The U.S. Census Bureau is expected to release detailed Census 2010 data to Indiana and four other states this week — a month earlier than the March release date that followed the 2000 Census.

The release of the data — which includes population, race, and voting-age information down to the block level — triggers the start of a fast-track process to create Indiana’s new legislative and congressional district maps.

More eyes may be on that process, aided by technology that makes it possible for almost anyone with access to the Internet to scrutinize what legislators will be doing.

“It’s a huge undertaking,” said state Rep. Kathy Kreag Richardson, a Republican from Noblesville who, as vice chair of the House Elections and Apportionment Committee, serves as a point person for her party on redistricting.

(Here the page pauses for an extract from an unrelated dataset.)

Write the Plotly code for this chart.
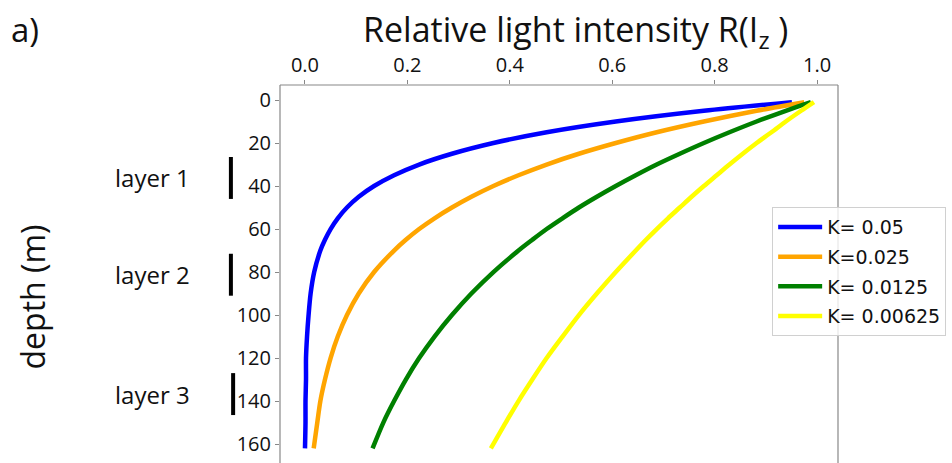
import plotly.graph_objects as go

# Depth below the surface (m)
depth = [1, 5, 10, 15, 20, 25, 30, 35, 40, 45, 50, 55, 60, 65, 70, 80, 90, 100,
         110, 120, 130, 140, 150, 162]

# Relative light intensity for each attenuation coefficient K
r_k005 = [0.951, 0.779, 0.607, 0.472, 0.368, 0.287, 0.223, 0.174, 0.135, 0.105,
          0.082, 0.064, 0.050, 0.039, 0.030, 0.018, 0.011, 0.007, 0.004, 0.002,
          0.002, 0.001, 0.001, 0.000]
r_k0025 = [0.975, 0.882, 0.779, 0.687, 0.607, 0.535, 0.472, 0.417, 0.368, 0.325,
           0.287, 0.253, 0.223, 0.197, 0.174, 0.135, 0.105, 0.082, 0.064, 0.050,
           0.039, 0.030, 0.024, 0.017]
r_k00125 = [0.988, 0.939, 0.882, 0.829, 0.779, 0.732, 0.687, 0.646, 0.607, 0.570,
            0.535, 0.503, 0.472, 0.444, 0.417, 0.368, 0.325, 0.287, 0.253, 0.223,
            0.197, 0.174, 0.153, 0.132]
r_k000625 = [0.994, 0.969, 0.939, 0.911, 0.882, 0.855, 0.829, 0.804, 0.779, 0.755,
             0.732, 0.709, 0.687, 0.666, 0.646, 0.607, 0.570, 0.535, 0.503, 0.472,
             0.444, 0.417, 0.392, 0.363]

series_names = ["K= 0.05", "K=0.025", "K= 0.0125", "K= 0.00625"]
series_values = [r_k005, r_k0025, r_k00125, r_k000625]
series_colors = ["#0000ff", "#ffa500", "#008000", "#ffff00"]

# Depth layers marked beside the axis
layer_names = ["layer 1", "layer 2", "layer 3"]
layer_top = [26.5, 71.5, 127.0]
layer_bottom = [46.0, 91.0, 146.5]
layer_bar_x = [-0.088, -0.088, -0.084]

x_ticks = [0.0, 0.2, 0.4, 0.6, 0.8, 1.0]
y_ticks = [0, 20, 40, 60, 80, 100, 120, 140, 160]

TEXT_FONT = "Open Sans"
LEGEND_FONT = "DejaVu Sans"

fig = go.Figure()
for i, (name, vals, col) in enumerate(zip(series_names, series_values, series_colors)):
    fig.add_trace(go.Scatter(
        x=vals, y=depth, mode="lines", name=name, legendgroup=f"g{i}",
        line=dict(color=col, width=4.5, shape="spline", smoothing=0.8),
    ))

axis_common = dict(
    showgrid=False, zeroline=False, showline=False,
    ticks="outside", ticklen=4, tickcolor="#888", tickwidth=1,
    tickfont=dict(family=TEXT_FONT, size=20, color="#111"),
)

fig.update_layout(
    width=952, height=463,
    margin=dict(l=280, r=114, t=85, b=0),
    paper_bgcolor="white", plot_bgcolor="white",
    xaxis=dict(range=[-0.0488, 1.041], side="top", tickvals=x_ticks,
               ticktext=[f"{v:.1f}" for v in x_ticks], **axis_common),
    yaxis=dict(range=[168.8, -6.98], tickvals=y_ticks, **axis_common),
    legend=dict(
        x=0.882, y=0.677, xanchor="left", yanchor="top",
        bgcolor="rgba(255,255,255,0.8)", bordercolor="#d0d0d0", borderwidth=1,
        font=dict(family=LEGEND_FONT, size=19, color="#111"),
        tracegroupgap=2, itemwidth=44,
    ),
    showlegend=True,
)

# Axes frame: left, top and right edges
frame = "#888"
for x0, y0, x1, y1 in [(0, 0, 0, 1), (0, 1, 1, 1), (1, 0, 1, 1)]:
    fig.add_shape(type="line", xref="paper", yref="paper",
                  x0=x0, y0=y0, x1=x1, y1=y1, line=dict(color=frame, width=1.2))

# Layer bars and labels
for name, top, bot, bx in zip(layer_names, layer_top, layer_bottom, layer_bar_x):
    fig.add_shape(type="line", xref="paper", yref="y",
                  x0=bx, x1=bx, y0=top, y1=bot, line=dict(color="black", width=4))
    fig.add_annotation(text=name, xref="paper", yref="y",
                       x=-0.228, y=(top + bot) / 2, showarrow=False,
                       xanchor="center", yanchor="middle",
                       font=dict(family=TEXT_FONT, size=24, color="#111"))

fig.add_annotation(text="Relative light intensity R(I<sub>z</sub> )",
                   xref="paper", yref="paper", x=0.530, y=1.0, yshift=54,
                   showarrow=False, xanchor="center", yanchor="middle",
                   font=dict(family=TEXT_FONT, size=34, color="#111"))
fig.add_annotation(text="a)", xref="paper", yref="paper", x=-0.457, y=1.0, yshift=56,
                   showarrow=False, xanchor="center", yanchor="middle",
                   font=dict(family=TEXT_FONT, size=33, color="#111"))
fig.add_annotation(text="depth (m)", xref="paper", yref="paper", x=-0.443, y=0.44,
                   textangle=-90, showarrow=False, xanchor="center", yanchor="middle",
                   font=dict(family=TEXT_FONT, size=32, color="#111"))

fig.write_html("out.html")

The goal, she said, is to redraw the political boundaries to accommodate the shifts in Indiana’s population – which grew 6.6 percent over the last decade — to come up with equal-sized districts that represent fairly the state’s voting population.

“If you draw fair districts, it’s much easier for it to be accepted,” Richardson said. “That’s the key. That’s our goal.”

But as Richardson also noted, fairness may be in the eye of the beholder. Ten years ago, when Democrats were in power in the Statehouse, minority Republicans accused them of gerrymandering – drawing maps to favor the political party in power.  

Republican leaders in the Statehouse may come under pressure by their members to do the same thing this time. But it may be harder to achieve, thanks in part to advances in technology.

All the Census data information set to be released this week to legislative leaders and Gov. Mitch Daniels will be posted within 24 hours to a Census Bureau website for public consumption.

Among those who plan to access the information is the Indiana Citizens Redistricting Commission, a watchdog group organized by a coalition of Common Cause Indiana, the League of Women Voters, AARP and others.  

The commission has partnered with the Public Mapping Project, (www.public mapping.org) on a plan to use open-source software to give citizens access to the same demographic, political and geographic information that legislators will use to draw the new maps.

The software program, which the commission hopes to have up and running by early to mid-March, would also allow users to create their own set of redistricting maps that they could propose to their state legislators.

Julia Vaughn, policy director for Common Cause Indiana, said the technology has the potential to “take the mystery” out of what she describes as a “shadowy process.”  

Carol O. Rogers, deputy director of the Indiana Business Research Center and the governor’s liaison to the Census Bureau, said there will be unprecedented access to census information on which the redistricting maps will be based. “It’s the first time ever that it will so easy for people to access that information over the web,” said Rogers.

Apart from the partisan politics involved, the sheer amount of information that has to be waded through is cumbersome.  

The amount of census data material that will be available to legislators and the public will be “massive,” said Mark Stratton, co-manager of the Office of Census Data in the Legislative Services Agency, the non-partisan research arm of state legislature.

The Census Bureau has promised to post much of the information after it’s received by the state, making it available to the public online to a download site, factfinder2.census.gov.

Much of the information will also be available through STATS Indiana.